Tenants will typically avail themselves of the rights and remedies under California law because the process and the available remedies tend to be more advantageous to them, as well as the fact that the FEHA and UCRA simply apply to more classes of people. For example, the FHA does prohibit discrimination on the basis of religion, disability, gender, national origin, color and race, but does not cover sexual orientation or gender identity. The California laws do prohibit discrimination based on sexual orientation and gender identity, as well as source of income (e.g., worker's compensation or social security payment.)
The FEHA and UCRA are also advantageous to tenants because they provide a path to filing a lawsuit in a California court, rather than the federal courts which, for better or worse, are less advantageous to plaintiffs in the availability of discovery, the availability of open hearings and an overall pro-business slant. Of course, if a tenant sues under the federal FHA, they can still bring their claims in a California court, but they risk having that case removed to federal court by the defendant. In short, a tenant claiming discrimination will generally pursue their rights and remedies under California law because it provides them with the greatest advantage.
For the most part, the rights and remedies a tenant may choose to pursue are found in the FEHA, while the UCRA tends to affect more peripheral issues relating to the landlord tenant relationship (e.g., access to an apartment building gym, or bathrooms.) To the extent that UCRA claims come into play, they are generally pursued through the procedure provided for in the FEHA.

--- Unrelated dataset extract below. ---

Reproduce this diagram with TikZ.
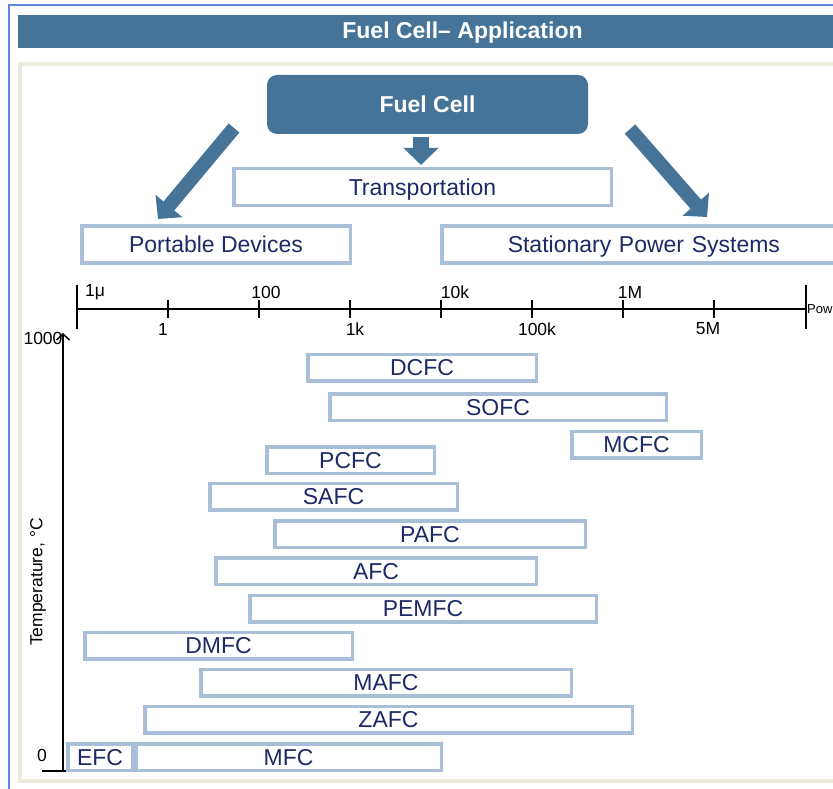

Under the FEHA, a tenant or prospective tenant believes that they have a claim they will begin by filing a complaint with the Department of Fair Employment and Housing ("DFEH.") The DFEH will then investigate, provide a copy of the complaint to the landlord, and if the case also implicates the FHA, will also file a complaint with HUD. The DFEH will and determine whether there has been a violation of the law. If not, the DFEH will close the case. If, on the other hand, the DFEH finds that there was a violation, they will schedule what is called a "conciliation conference." At that conference, the DFEH will attempt to resolve the claims. If that fails, they will proceed to litigate the case in court.
A tenant or prospective tenant also has the right to pursue their claims on their own in court and bypass the DFEH entirely.
Exceptions to Discrimination Laws:
While California anti-discrimination laws will apply to most rental agreements, there are a few exceptions to the UCRA and the federal FHA which limit their application.
In the case of the UCRA, it applies only to businesses. While the term business is not defined in the text of the act, it will generally not apply in situations where the FHA would not apply.
The federal FHA has specific exceptions to its application. It specifically does not apply to rental agreements for single family homes, provided that the home is rented by the owner, who does not rent more than three different, single family homes, the owner did not advertise for the rental in a discriminatory fashion, and did not use a broker or agent for the rental.
If the rental is in a building with no more than four units, and the owner lives in one of those units, the FHA does not apply.
Rentals by religious groups or organizations are not covered by the FHA, provided that the rental are provided incident to membership in that group or organization and the group or organization does not discriminate on the basis of nationality, color or race. The same goes for any private, non-religious, organization.